Another problem for Borroff is her attempt to recreate an alliterative structure. Sometimes she does a nice job with either repeating the same consonant from the original text or choosing a sound with a similar effect, but she is not always that successful. In line 1583, the Middle English reads “He lyȜtes luflych adoun, leuez his corsour.” Instead of writing alliteratively, Borroff tries to retain the language of the Gawain poet by translating, “Lightly he leaps down, leaves his courser.” Because of this, Borroff alienates the modern reader by using an unfamiliar word for horse without even using it for her own alliterative purposes. Then, in line 1596 the Gawain-poet writes, “A hundreth houndez hym hent.” Borroff translates the line, “Hounds hasten by the score.” She has the repetition of the “h” in the two first words, but the latter half of the line completely lacks any alliteration. To her credit, Borroff keeps relatively the same number of syllables and captures the fast pace of the moment in the story. She does not, however, maintain the original effect of the alliteration. In the original, there is a gasping quality of the “h” which makes you hear the hounds pant as they sprint to the kill.
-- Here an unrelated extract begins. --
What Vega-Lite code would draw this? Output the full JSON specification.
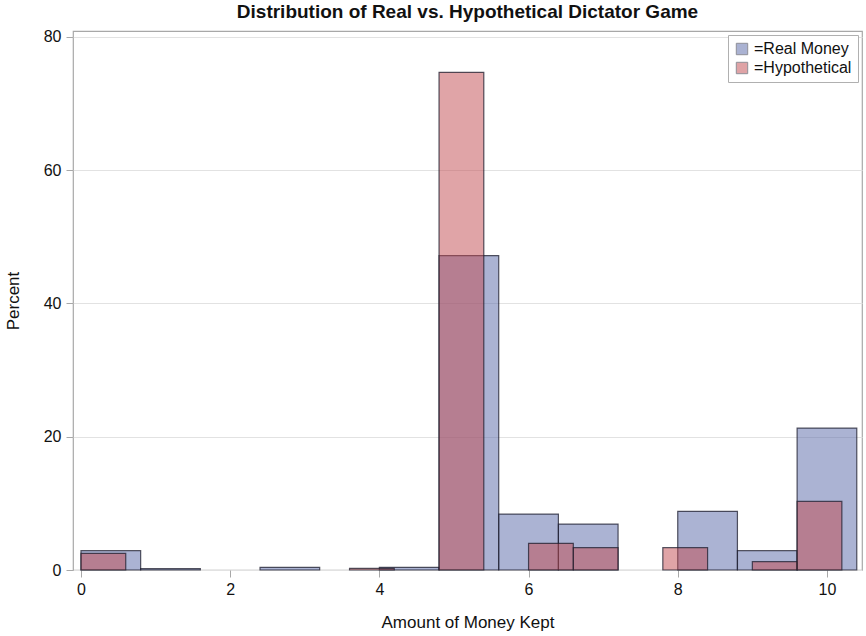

Lastly, in line 1600, Borroff says, “And dogs pronounce him dead.” The verb choice makes it seem like the dogs ran over to the boar and listened for his failed heartbeat. It completely removes any sense of aggression and action. I, however, chose to phrase it with “and the dogs condemn him to death.” This infuses power in the dog’s instinctual action as well as a sort of dark primal form of justice to the text.
In general, the Borroff translation is softened, with language that is trying to be poetic and flow smoothly, but unfortunately it simply softens the visceral effect of the poem. As is so often the trouble with translation, we have to make choices for what we can keep from an original text. We have to pick and choose certain elements: the original meaning of the words, the formal structure, or the tone- to name a few. Unfortunately, as Billy Murray demonstrates while gallivanting around Toyko with a young Scarlett Johansson, some things are just Lost in Translation.